One might think that a seasoned reporter like Andrea Mitchell (aka Mrs. Greenspan) might be really concerned about those lies, because well, aren't journalists supposed to be interested in truth? Please, don't bury me in your laughter.
In Mrs. Greenspan's case, it would appear that she is more interested in rehabilitating the notion of outsourcing than she is in actually looking at the snake oil the current presumptive Republican nominee is selling.
MITCHELL: What do you think the larger import of this is? In terms of Mitt Romney's career at Bain, what it says about himself. What are you trying to suggest, if in fact, he was in some role at Bain according to the SEC filings four years beyond when he says he left for all intents and purposes to go to the Olympics? What is the larger point, in terms of his qualification to be President?
In case that question isn't answered in anyone's mind, please refer to the first paragraph of this post. Really? Shorter Andrea Mitchell: So he lied? Why does that matter?

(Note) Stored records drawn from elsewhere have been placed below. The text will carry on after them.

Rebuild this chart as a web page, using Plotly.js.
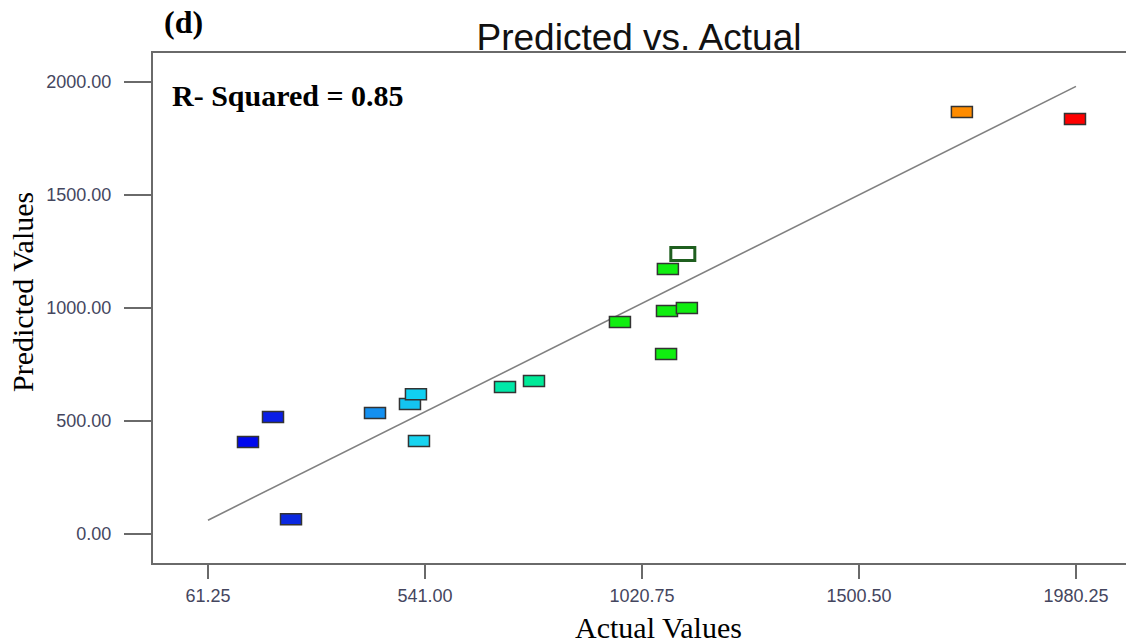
<!DOCTYPE html>
<html>
<head>
<meta charset="utf-8">
<script src="https://cdn.plot.ly/plotly-3.0.1.min.js"></script>
<style>
html,body{margin:0;padding:0;background:#fff;overflow:hidden;}
#chart{width:1126px;height:643px;}
</style>
</head>
<body>
<div id="chart"></div>
<script>
// Data
const actualValues = [149.7, 205, 244.8, 430.5, 507.8, 521, 527.7, 717.9, 782, 972, 1074, 1076, 1078, 1120, 1111, 1728, 1978];
const predictedValues = [407, 518, 66, 535, 575, 619, 412, 650, 677, 938, 796, 987, 1173, 1000, 1239, 1867, 1836];
const pointColors = ["#0008ee", "#0a1ee6", "#0a28e0", "#1490f0", "#14c4f0", "#10d0f2", "#18d4f0",
                     "#00e8a8", "#00ea98", "#10ee10", "#10ee10", "#10ee10", "#10ee10", "#10ee10",
                     "#ffffff", "#ff8c00", "#ff0000"];
const pointBorders = ["#333","#333","#333","#333","#333","#333","#333","#333","#333","#333","#333","#333","#333","#333","#1f5f1f","#333","#333"];
const fitLineX = [61.25, 1980.25];
const fitLineY = [61.25, 1980.25];
const xTickVals = [61.25, 541.00, 1020.75, 1500.50, 1980.25];
const yTickVals = [0, 500, 1000, 1500, 2000];
const rSquared = 0.85;

const shapes = actualValues.map((x, i) => {
  const hl = pointBorders[i] !== "#333";
  const hw = hl ? 12 : 10.5, hh = hl ? 6.5 : 5.5;
  return {
    type: "rect", xref: "x", yref: "y",
    xsizemode: "pixel", ysizemode: "pixel",
    xanchor: x, yanchor: predictedValues[i],
    x0: -hw, x1: hw, y0: -hh, y1: hh,
    fillcolor: pointColors[i],
    line: {color: pointBorders[i], width: hl ? 3 : 1.5},
    layer: "above"
  };
});

const traces = [
  {x: fitLineX, y: fitLineY, mode: "lines", type: "scatter",
   line: {color: "#808080", width: 1.6}, hoverinfo: "skip", showlegend: false},
  {x: actualValues, y: predictedValues, mode: "markers", type: "scatter",
   marker: {size: 12, color: "rgba(0,0,0,0)"}, showlegend: false}
];

const serif = "Liberation Serif, Times New Roman, serif";
const sans = "Liberation Sans, Arial, sans-serif";
const tickFont = {family: sans, size: 18, color: "#44465e"};

const layout = {
  width: 1126, height: 643,
  margin: {l: 153, r: 0, t: 53, b: 80},
  paper_bgcolor: "#fff", plot_bgcolor: "#fff",
  showlegend: false,
  title: {text: "Predicted vs. Actual", font: {family: sans, size: 37, color: "#111"},
          x: 639/1126, xanchor: "center", xref: "container",
          y: 1 - 37/643, yanchor: "middle", yref: "container"},
  xaxis: {range: [-60.3, 2090.8], tickvals: xTickVals, tickformat: ".2f",
          showgrid: false, zeroline: false, showline: true, linecolor: "#6a6a6a", linewidth: 2,
          mirror: true, ticks: "outside", ticklen: 14, tickwidth: 2, tickcolor: "#6a6a6a",
          ticklabelstandoff: 1, tickfont: tickFont},
  yaxis: {range: [-128, 2128], tickvals: yTickVals, tickformat: ".2f",
          showgrid: false, zeroline: false, showline: true, linecolor: "#6a6a6a", linewidth: 2,
          ticks: "outside", ticklen: 27, tickwidth: 2, tickcolor: "#6a6a6a",
          ticklabelstandoff: 9, tickfont: tickFont},
  shapes: shapes,
  annotations: [
    {text: "<b>(d)</b>", xref: "paper", yref: "paper", x: (183-153)/973, y: (563-22)/510,
     xanchor: "center", yanchor: "middle", showarrow: false,
     font: {family: serif, size: 32, color: "#000"}},
    {text: "<b>R- Squared = " + rSquared.toFixed(2) + "</b>", xref: "paper", yref: "paper",
     x: (170-153)/973, y: (563-95)/510, xanchor: "left", yanchor: "middle", showarrow: false,
     font: {family: serif, size: 30, color: "#000"}},
    {text: "Predicted Values", xref: "paper", yref: "paper", x: (22-153)/973, y: (563-292)/510,
     xanchor: "center", yanchor: "middle", textangle: -90, showarrow: false,
     font: {family: serif, size: 30, color: "#000"}},
    {text: "Actual Values", xref: "paper", yref: "paper", x: (658-153)/973, y: (563-627)/510,
     xanchor: "center", yanchor: "middle", showarrow: false,
     font: {family: serif, size: 30, color: "#000"}}
  ]
};

Plotly.newPlot("chart", traces, layout, {displayModeBar: false, staticPlot: true});
</script>
</body>
</html>
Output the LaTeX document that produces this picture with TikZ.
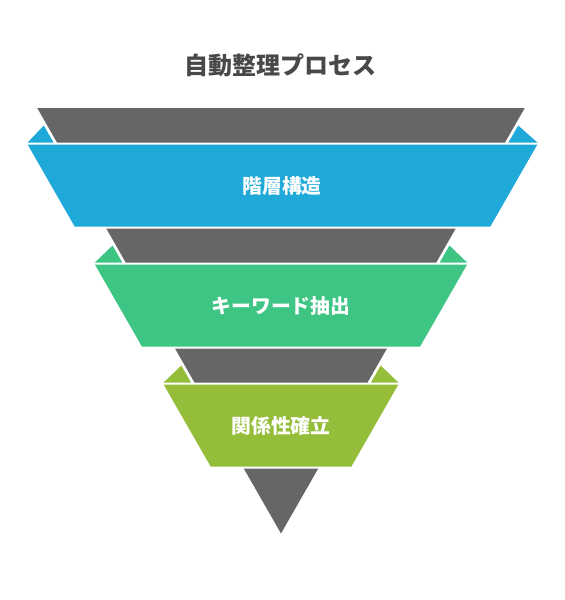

Stephanie Cutter answers pretty clearly. Again, refer to paragraph one of this post. That's followed by Ben LaBolt patiently explaining that it really does matter because President Obama's plan for the country is to reward companies for bringing jobs back to the United States, whereas Romney's rewards outsourcing. To which the intrepid Mrs. Greenspan asks this:
MITCHELL: Do you think outsourcing is a bad thing for the economy? Do you reject the suggestion that outsourcing is part of the normal ebb and flow of global trade, that it helps farmers in Iowa as much as it helps some auto workers in some cases?
The campaign's answer was to point out that we can either join a race to the bottom or lead a race to the top. It was a good one, but REALLY?
Do you think outsourcing is a bad thing for the economy? The magical economy with magical markets that doesn't give one rat's @ss about whether or not that family of four has to go on food stamps because the jobs moved overseas, or whether the only people who can actually afford a home are zillionaires?
Are we supposed to just overlook the care with which Mitt Romney has disguised his Bain career to deny involvement with outsourcing -- to the point of trying to bully a national news publication -- in order to have a meta discussion about outsourcing as a good or bad thing?
If we make stuff, the country (and the economy) does better. Forget all the argle bargle about "ebbs and flows." People work, they spend, the economy grows. When the work dries up, so does the economy. More to the point, this is about whether Mitt Romney LIED -- said things that were untrue -- in order to advance his ambitions for the White House.
Please, Mrs. Greenspan. Can we possibly pay attention long enough to look at what the candidate is doing rather than defending outsourcing as a global economic "good thing"?
Grrrrr. At the risk of sounding cliche´, this is why we can't have nice things.
One more time: Romney is lying. Either he was involved in outsourcing jobs and is lying to all of us, or he wasn't, and he lied to the SEC. That is a BFD, global economy or not.